Nunca los hospitales, incluidos los improvisados, fueron tan notarios del dolor como lo son ahora, excepto en tiempos de guerra. Y junto con los sanitarios, los sacerdotes y religiosas, o las fuerzas del orden, santos de la puerta de al lado, como los ha denominado el papa Francisco, hemos visto de qué modo incontables personas de toda clase, edad y condición, muchas de ellas anónimas, han emprendido una carrera para derribar los obstáculos de la pobreza, que en no pocos casos son miseria, asistir a los desvalidos, consolar a los enfermos, poner a merced de ellos las nuevas tecnologías a través de las cuales se trata de paliar esa distancia impuesta con sus familiares, alentar a los que viven en soledad…, y hacer de la creatividad arte y poesía. Un número importante de estos ejemplares ciudadanos se ha dejado en este empeño la vida.
En estos días de la Semana Santa volvemos a recordar que así como Cristo tuvo su cirineo, también ha querido que en esta castigada sociedad cada uno tenga el suyo, alguien que le ayude a llevar su cruz. A que padezca con él; que eso es compadecerse.

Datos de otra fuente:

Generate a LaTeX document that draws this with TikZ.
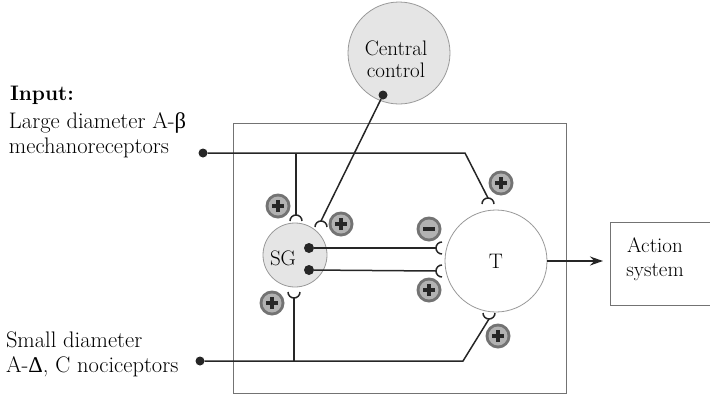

¿Dónde está Dios en medio de esta tragedia, por qué la permite?, se preguntan algunos. Ese Dios al que se le interroga en nada se parece al dios con minúscula que antes se barajaba entre ídolos varios: éxito, fama, felicidad a toda costa, un enfermizo y preocupante individualismo que ignoraba los anhelos y necesidades de los más cercanos. El rostro que ahora contemplamos de estos nuevos cirineos es la cara amable de quien ha sido creado para amar, para sacrificarse por el otro, para ejercitar su solidaridad, ser abnegado, capaz de luchar y de contribuir al progreso personal y social… y también para ser feliz aunque no a costa de todo, como venía sucediendo. Y justamente ahí, en la materialización de tanta bondad, aflorada en medio de dolor, está Dios. Se encuentra en el miedo, en la incertidumbre, en el temblor… Es un Dios de vivos.
Por Él tenemos esperanza, seguimos creyendo que todos juntos vamos a poder combatir la pandemia. Para Él todo es posible; es quien dilata nuestras pobres fuerzas, el que nos proporciona consuelo. Sin Él no podríamos ser testigos del bien. Cuando finalice la Pasión volveremos a celebrar la Resurrección. Sirve como símil para este tiempo de dolor que todos vivimos.